Task instructions: Quote, line for line, the entries from the first through the one containing "0.1, 0.122, 0.116]". Pictures are left out.

Supplied data:
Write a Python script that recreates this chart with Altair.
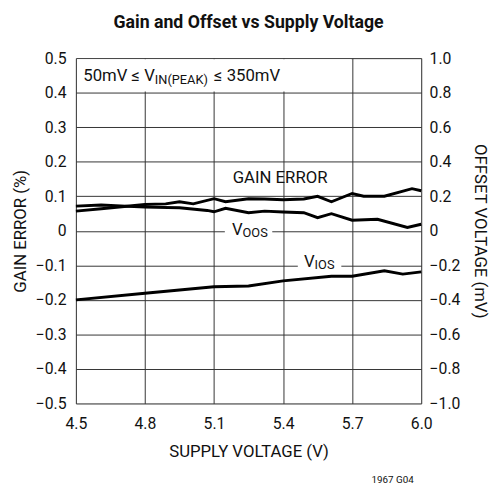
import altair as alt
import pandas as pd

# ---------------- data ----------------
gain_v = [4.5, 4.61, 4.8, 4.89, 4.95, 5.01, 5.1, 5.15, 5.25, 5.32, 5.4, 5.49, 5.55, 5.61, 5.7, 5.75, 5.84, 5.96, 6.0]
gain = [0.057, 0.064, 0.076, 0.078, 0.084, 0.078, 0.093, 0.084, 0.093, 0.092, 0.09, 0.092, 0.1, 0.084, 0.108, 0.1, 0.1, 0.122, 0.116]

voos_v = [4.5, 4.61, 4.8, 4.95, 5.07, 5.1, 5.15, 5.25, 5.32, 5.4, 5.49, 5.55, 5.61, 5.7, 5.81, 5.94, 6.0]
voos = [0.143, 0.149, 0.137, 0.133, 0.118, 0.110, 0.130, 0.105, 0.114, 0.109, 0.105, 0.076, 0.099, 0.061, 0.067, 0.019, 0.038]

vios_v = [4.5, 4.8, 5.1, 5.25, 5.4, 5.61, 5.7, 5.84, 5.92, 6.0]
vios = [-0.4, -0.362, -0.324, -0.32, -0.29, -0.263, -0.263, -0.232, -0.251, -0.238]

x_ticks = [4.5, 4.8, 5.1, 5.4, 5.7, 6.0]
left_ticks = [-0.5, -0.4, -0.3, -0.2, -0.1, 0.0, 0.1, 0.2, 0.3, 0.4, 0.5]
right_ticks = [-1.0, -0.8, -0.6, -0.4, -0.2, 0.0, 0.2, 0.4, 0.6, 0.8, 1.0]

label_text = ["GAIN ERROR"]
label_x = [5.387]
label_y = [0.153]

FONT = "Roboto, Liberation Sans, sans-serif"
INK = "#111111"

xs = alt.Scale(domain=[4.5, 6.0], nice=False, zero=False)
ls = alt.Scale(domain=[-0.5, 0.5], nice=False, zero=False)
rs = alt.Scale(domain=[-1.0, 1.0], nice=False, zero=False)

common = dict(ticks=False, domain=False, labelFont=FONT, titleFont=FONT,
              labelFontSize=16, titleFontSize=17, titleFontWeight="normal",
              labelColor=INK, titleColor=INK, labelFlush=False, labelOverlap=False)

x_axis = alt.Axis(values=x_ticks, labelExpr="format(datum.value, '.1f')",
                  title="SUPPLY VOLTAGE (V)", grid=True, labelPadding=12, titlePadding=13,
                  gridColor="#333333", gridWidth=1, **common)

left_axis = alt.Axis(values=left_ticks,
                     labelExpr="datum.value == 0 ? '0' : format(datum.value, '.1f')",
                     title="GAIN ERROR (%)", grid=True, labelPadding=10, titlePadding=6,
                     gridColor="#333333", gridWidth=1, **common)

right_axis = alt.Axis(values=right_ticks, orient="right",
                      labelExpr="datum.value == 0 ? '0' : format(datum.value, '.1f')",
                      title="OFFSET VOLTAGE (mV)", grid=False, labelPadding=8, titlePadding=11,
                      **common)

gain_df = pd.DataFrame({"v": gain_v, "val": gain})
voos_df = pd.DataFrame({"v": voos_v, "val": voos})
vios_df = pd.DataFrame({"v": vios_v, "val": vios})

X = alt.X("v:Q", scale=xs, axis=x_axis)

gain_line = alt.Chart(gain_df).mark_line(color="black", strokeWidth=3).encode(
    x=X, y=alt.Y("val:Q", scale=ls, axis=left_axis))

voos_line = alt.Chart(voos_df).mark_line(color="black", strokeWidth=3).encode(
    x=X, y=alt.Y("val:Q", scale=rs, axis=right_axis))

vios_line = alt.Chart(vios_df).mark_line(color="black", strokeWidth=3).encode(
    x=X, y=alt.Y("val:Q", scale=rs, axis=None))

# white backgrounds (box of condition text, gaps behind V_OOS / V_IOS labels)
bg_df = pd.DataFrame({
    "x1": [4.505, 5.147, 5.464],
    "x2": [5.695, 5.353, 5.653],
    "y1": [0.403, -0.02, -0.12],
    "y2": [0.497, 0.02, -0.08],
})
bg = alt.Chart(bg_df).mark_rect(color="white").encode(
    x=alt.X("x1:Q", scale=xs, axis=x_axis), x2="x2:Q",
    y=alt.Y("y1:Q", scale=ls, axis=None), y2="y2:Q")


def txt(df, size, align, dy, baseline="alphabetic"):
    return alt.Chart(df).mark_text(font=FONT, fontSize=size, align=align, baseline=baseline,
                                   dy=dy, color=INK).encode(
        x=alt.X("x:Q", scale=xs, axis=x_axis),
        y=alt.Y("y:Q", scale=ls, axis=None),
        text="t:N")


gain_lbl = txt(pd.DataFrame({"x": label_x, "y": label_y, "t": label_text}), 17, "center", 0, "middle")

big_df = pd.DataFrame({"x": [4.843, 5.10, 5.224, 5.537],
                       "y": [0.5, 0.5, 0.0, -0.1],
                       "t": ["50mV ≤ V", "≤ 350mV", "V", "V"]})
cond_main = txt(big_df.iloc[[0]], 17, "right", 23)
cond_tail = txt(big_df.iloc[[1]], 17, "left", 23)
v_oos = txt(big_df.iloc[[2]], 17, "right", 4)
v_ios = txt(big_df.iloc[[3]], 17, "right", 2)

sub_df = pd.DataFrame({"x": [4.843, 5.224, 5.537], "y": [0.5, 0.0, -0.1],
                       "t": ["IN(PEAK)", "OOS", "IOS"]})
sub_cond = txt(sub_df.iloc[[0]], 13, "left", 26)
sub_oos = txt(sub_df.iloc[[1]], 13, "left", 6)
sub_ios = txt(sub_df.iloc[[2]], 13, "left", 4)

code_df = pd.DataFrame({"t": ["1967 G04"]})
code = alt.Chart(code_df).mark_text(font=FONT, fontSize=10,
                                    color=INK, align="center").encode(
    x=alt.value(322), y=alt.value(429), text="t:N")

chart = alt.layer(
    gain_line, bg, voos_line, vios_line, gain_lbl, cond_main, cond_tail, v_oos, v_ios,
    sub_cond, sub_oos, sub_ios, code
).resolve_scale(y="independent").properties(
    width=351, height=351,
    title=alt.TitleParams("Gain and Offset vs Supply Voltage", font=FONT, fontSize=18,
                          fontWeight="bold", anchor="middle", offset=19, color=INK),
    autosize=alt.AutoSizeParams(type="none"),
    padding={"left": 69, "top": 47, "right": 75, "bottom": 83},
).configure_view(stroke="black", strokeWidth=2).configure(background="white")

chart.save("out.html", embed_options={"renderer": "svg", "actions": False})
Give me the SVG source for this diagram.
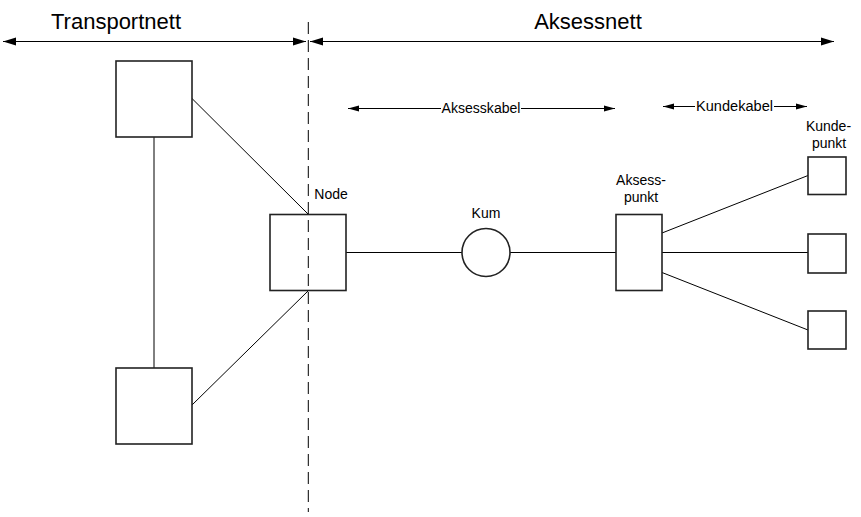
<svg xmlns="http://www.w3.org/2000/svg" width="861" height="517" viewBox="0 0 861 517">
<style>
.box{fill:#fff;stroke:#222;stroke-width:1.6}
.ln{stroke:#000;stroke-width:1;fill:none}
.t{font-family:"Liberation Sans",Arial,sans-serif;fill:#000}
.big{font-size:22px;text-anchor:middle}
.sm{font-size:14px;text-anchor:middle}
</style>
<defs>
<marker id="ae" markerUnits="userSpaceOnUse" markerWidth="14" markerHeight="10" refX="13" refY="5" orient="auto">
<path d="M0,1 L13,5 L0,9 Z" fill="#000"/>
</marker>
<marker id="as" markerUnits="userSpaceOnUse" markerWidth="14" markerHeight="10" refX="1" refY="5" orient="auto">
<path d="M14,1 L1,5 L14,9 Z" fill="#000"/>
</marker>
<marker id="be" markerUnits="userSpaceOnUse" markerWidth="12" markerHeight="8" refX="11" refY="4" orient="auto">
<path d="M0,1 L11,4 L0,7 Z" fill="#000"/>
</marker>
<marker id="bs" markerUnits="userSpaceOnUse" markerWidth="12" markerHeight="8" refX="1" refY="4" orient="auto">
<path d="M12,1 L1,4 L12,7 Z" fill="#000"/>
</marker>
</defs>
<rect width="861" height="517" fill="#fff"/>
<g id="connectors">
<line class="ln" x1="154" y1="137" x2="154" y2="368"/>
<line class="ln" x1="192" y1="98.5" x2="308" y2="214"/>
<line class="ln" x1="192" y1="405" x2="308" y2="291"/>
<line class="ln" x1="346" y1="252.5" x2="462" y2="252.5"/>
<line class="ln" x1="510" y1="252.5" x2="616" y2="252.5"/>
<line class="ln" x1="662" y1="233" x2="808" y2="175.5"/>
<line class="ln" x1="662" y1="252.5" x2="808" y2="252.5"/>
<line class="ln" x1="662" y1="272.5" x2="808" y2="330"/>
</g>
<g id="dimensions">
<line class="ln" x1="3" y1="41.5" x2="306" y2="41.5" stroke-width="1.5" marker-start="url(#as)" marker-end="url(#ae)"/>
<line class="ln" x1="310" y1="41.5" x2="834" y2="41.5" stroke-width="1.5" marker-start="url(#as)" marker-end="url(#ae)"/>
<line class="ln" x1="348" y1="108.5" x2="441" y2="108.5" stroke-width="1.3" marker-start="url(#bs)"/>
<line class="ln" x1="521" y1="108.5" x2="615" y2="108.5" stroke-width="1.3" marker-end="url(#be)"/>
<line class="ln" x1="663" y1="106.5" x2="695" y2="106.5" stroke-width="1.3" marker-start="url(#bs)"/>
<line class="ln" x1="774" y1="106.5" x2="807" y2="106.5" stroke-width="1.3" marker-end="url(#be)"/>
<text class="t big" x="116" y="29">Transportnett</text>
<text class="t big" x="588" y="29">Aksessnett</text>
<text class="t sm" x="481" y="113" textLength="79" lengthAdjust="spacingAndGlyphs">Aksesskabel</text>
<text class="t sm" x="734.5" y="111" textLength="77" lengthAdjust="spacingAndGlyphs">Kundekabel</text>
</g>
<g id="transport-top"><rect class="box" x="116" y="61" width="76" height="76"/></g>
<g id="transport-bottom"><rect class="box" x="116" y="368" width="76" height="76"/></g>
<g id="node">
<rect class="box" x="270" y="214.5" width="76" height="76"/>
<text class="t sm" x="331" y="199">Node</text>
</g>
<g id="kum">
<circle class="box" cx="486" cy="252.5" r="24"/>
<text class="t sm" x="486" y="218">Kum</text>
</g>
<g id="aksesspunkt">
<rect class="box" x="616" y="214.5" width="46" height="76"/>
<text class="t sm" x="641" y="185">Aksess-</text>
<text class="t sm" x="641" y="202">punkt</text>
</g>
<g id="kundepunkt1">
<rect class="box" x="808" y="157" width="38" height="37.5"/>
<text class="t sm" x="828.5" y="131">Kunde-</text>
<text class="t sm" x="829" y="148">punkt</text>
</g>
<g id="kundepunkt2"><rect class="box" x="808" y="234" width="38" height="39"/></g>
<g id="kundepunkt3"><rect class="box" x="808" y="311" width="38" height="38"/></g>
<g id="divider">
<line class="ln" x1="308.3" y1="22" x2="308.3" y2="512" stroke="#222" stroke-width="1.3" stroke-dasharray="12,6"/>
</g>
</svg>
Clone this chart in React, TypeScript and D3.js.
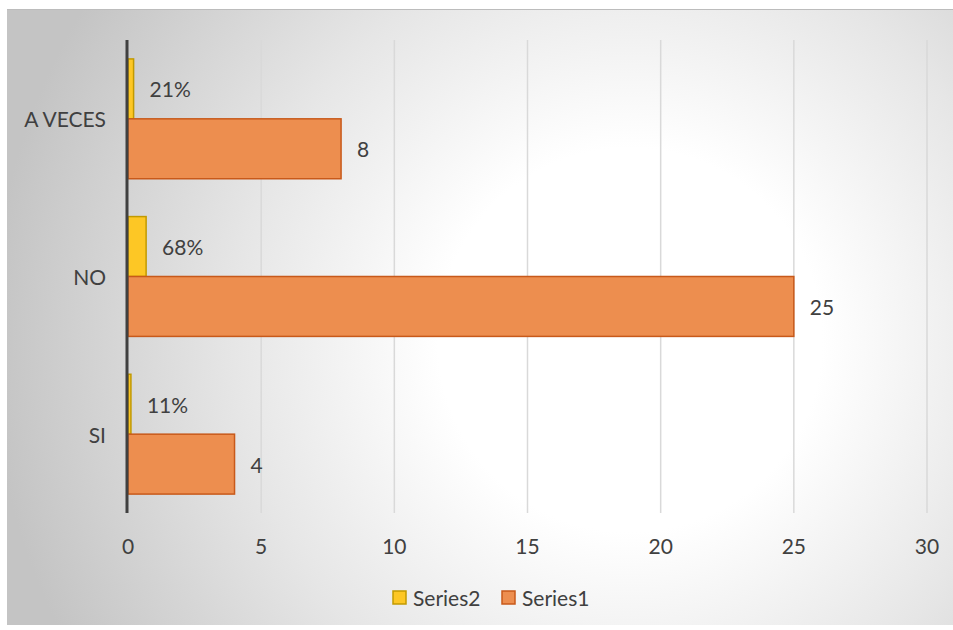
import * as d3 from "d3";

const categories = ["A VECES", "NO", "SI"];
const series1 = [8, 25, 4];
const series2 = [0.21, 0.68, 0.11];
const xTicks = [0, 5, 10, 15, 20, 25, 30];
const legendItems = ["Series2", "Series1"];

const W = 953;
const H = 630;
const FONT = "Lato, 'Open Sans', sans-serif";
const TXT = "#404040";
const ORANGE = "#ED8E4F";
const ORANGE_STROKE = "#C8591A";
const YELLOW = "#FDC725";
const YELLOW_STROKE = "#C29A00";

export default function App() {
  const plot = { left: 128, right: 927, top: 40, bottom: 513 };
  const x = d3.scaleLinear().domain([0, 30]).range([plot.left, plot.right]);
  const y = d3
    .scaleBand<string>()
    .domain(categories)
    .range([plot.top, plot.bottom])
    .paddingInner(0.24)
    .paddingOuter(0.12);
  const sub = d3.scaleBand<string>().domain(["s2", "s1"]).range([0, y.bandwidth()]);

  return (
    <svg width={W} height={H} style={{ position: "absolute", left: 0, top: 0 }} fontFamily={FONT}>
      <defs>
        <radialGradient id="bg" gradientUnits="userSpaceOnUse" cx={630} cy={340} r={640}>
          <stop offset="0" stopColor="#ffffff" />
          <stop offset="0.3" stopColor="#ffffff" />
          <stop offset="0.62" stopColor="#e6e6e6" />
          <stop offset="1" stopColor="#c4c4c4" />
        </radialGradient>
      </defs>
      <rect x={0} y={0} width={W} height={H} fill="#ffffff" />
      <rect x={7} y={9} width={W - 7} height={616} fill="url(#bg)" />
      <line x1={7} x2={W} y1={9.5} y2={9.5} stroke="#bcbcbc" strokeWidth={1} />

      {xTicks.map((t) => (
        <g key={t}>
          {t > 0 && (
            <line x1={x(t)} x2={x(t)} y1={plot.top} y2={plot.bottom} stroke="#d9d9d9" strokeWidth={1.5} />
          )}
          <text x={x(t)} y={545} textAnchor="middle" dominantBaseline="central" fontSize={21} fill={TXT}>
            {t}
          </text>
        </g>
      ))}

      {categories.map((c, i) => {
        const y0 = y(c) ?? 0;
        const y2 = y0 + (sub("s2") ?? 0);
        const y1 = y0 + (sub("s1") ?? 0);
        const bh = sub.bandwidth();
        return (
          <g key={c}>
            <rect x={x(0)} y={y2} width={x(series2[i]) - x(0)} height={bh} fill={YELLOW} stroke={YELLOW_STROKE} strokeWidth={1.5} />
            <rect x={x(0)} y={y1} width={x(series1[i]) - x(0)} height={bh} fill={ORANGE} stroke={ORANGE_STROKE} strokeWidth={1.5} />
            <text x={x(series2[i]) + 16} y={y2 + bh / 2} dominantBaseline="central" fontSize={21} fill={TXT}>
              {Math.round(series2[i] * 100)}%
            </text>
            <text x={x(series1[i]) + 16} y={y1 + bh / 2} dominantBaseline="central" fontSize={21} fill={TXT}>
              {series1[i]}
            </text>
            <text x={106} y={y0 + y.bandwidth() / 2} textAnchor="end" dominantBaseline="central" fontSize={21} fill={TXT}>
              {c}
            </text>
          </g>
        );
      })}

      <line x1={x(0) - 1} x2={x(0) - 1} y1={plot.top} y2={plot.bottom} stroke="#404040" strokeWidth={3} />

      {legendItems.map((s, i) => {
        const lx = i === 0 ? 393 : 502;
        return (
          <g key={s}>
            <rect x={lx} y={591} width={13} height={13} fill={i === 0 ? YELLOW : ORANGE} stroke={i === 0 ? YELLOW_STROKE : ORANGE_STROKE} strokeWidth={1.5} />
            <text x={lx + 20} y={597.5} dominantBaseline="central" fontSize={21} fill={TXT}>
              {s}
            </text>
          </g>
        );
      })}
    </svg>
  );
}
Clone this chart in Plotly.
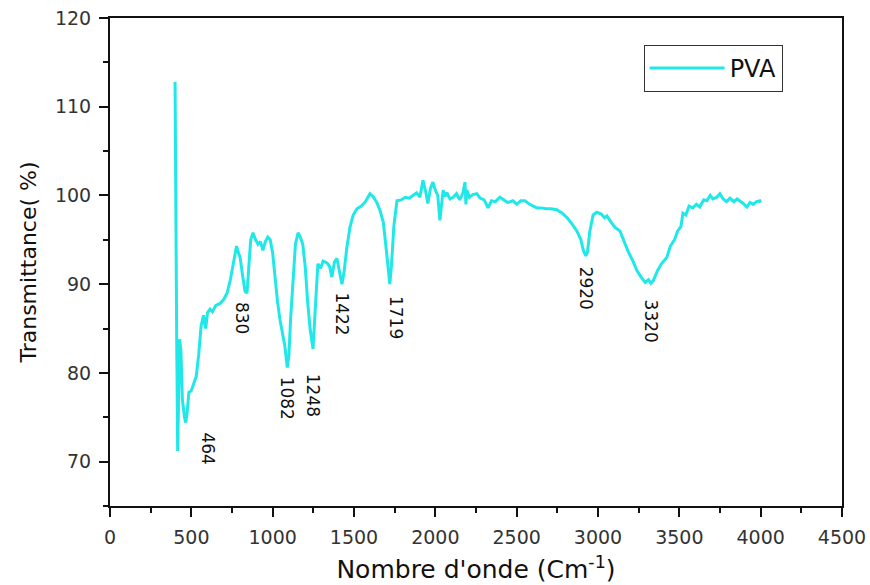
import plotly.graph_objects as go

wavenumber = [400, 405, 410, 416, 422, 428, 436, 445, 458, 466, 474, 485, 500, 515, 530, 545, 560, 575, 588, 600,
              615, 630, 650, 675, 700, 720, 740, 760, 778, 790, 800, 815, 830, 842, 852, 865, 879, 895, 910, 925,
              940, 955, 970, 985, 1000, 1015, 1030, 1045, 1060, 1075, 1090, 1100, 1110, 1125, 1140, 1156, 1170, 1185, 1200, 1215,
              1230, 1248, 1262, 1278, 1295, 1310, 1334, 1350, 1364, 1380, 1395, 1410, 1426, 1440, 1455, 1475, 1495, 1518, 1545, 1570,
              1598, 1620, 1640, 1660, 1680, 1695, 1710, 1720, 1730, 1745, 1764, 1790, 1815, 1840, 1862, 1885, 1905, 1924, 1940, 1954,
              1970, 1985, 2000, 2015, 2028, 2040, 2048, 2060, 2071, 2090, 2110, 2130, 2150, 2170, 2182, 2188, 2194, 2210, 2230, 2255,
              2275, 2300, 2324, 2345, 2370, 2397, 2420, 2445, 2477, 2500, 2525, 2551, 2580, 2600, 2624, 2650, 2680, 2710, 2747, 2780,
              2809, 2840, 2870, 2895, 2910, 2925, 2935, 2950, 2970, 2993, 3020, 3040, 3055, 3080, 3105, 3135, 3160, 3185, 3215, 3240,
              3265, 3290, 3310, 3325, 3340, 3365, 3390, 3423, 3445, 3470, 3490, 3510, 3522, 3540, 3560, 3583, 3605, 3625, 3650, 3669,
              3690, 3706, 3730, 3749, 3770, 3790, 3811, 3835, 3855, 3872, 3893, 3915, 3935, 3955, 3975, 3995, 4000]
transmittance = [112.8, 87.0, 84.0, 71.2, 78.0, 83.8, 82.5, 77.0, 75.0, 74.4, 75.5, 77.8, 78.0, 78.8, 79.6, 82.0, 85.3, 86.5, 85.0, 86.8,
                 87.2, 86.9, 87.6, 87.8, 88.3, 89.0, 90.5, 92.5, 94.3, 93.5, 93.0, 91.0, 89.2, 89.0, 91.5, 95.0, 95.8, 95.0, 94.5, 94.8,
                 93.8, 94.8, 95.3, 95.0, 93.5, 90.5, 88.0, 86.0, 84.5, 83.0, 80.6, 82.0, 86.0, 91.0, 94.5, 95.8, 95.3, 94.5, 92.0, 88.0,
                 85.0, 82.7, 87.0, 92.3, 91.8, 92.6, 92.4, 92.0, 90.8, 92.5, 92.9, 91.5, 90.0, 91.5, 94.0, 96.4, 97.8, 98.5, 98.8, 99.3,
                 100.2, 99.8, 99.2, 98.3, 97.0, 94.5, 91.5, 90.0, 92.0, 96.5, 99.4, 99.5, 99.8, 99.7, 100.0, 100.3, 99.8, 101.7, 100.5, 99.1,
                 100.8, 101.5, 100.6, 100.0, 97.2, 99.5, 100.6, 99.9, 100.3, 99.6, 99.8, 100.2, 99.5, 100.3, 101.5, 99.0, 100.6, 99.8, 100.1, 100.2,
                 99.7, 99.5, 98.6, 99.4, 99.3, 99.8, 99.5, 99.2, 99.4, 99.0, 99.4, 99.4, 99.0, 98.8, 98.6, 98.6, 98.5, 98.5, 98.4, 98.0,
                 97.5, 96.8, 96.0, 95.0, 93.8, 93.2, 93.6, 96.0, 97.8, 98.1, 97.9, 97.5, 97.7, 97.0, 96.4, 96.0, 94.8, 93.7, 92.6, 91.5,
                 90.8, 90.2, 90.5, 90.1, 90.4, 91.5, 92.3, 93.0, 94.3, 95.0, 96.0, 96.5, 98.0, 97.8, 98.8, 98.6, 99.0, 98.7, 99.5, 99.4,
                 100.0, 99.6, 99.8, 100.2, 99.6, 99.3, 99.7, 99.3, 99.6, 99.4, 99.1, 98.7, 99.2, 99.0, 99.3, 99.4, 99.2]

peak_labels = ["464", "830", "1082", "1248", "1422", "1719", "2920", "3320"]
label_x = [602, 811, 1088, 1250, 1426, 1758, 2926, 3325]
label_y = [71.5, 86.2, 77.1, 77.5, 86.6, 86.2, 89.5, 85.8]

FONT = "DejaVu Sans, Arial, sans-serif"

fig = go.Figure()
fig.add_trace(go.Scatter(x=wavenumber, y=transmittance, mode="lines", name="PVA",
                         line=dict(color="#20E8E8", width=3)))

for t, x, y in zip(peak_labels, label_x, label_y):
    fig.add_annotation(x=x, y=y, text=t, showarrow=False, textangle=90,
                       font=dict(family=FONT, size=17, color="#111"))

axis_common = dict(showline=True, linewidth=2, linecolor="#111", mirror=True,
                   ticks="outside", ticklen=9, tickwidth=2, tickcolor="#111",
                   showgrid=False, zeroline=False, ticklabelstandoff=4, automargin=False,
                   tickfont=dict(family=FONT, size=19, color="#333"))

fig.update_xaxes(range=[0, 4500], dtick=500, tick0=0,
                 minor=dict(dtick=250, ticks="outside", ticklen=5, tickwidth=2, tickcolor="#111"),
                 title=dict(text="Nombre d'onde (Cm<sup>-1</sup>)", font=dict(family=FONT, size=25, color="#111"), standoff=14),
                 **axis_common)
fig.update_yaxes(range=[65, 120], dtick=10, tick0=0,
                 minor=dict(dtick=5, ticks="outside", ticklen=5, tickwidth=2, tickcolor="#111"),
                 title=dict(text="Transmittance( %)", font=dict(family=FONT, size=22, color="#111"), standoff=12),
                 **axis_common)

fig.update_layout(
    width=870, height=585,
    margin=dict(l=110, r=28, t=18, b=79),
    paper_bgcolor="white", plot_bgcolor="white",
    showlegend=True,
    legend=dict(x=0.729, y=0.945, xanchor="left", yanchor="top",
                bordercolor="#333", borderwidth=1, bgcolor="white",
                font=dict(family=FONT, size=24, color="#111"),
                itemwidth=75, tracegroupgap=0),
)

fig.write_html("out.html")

Written reply:
Write a Python script that recreates this chart with Altair.
import altair as alt
import pandas as pd

# ---------------- data ----------------
gain_v = [4.5, 4.61, 4.8, 4.89, 4.95, 5.01, 5.1, 5.15, 5.25, 5.32, 5.4, 5.49, 5.55, 5.61, 5.7, 5.75, 5.84, 5.96, 6.0]
gain = [0.057, 0.064, 0.076, 0.078, 0.084, 0.078, 0.093, 0.084, 0.093, 0.092, 0.09, 0.092, 0.1, 0.084, 0.108, 0.1, 0.1, 0.122, 0.116]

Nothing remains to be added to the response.